La Cour Suprême, qui a un rôle crucial dans la résolution de l’affaire et pour pousser les autorités à garantir la sécurité dans les hôpitaux, a entendu, le jeudi 22 août, le représentant du Bureau Central d’Investigation (CBI), qui est en charge de l’enquête suite à l’incompétence présumée de la police de Calcutta. Son témoignage, révélateur, met en évidence plusieurs anomalies, incohérences et manquements de la part de la direction de l’hôpital et de la police, dans une tentative de dissimulation du viol et du meurtre et de le travestir en suicide. « Notre investigation est un défi en elle-même, car la scène du crime a été modifiée », a déclaré l’avocat du CBI.
La Cour Suprême a mis en lumière l’énorme décalage entre la découverte d’un cadavre et le moment où la plainte a été déposée à la police, un écart de quatorze heures. Le corps avait été incinéré immédiatement après l’autopsie. Le président de la Cour suprême, Dhananjaya Yeshwant Chandrachud, a posé la question : « Que s’est-il passé durant tout ce délai? »
Le directeur, qui a été renvoyé peu de temps après le meurtre, subit encore les interrogations des inspecteurs. Bien que le CBI ait reçu l’approbation judiciaire jeudi pour soumettre le directeur, ainsi que quatre autres médecins, à un détecteur de mensonges, il persiste une grande méfiance.

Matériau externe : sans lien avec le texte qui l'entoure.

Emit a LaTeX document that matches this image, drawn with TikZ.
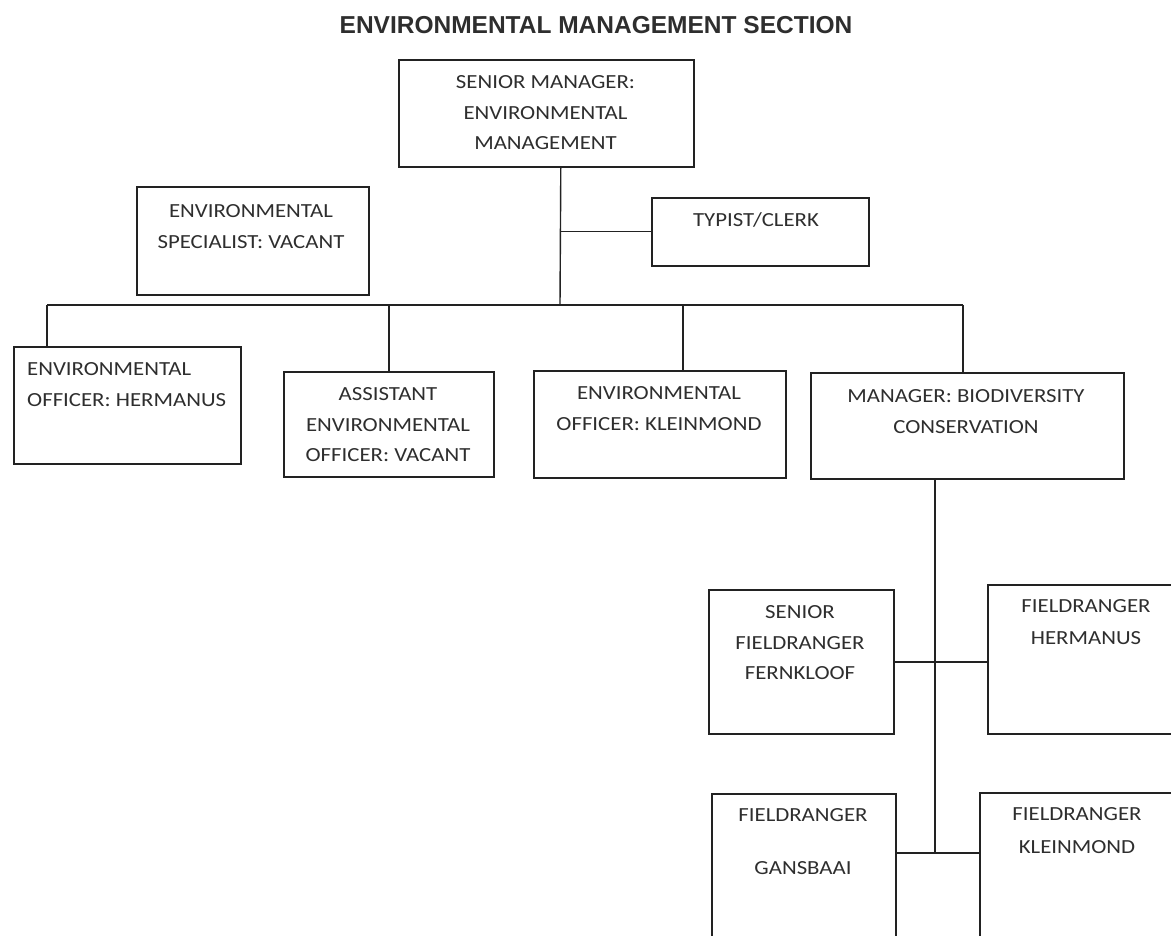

La Cour suprême a également relevé des dysfonctionnements de la part de la dirigeante du gouvernement du Bengale-Occidental, Mamata Banerjee, responsable de la police. Elle fait face à des critiques généralisées pour sa gestion du cas et pour l’état de l’hôpital.
Quant à l’état des infrastructures, c’est déplorable. Shouradipta Chandra, médecin à New Delhi qui a travaillé pendant seize ans à Calcutta, a témoigné de sa terrible expérience dans les hôpitaux publics du pays. Il évoque manque de sécurité, des conditions de travail inhumaines et pas de lieux de repos pour les médecins travaillant soixante-douze heures d’affilée. Il dénonce également un système corrompu du bas vers le haut. Malheureusement, cette situation n’a pas changé au fil des ans, malgré leurs réclamations répétées.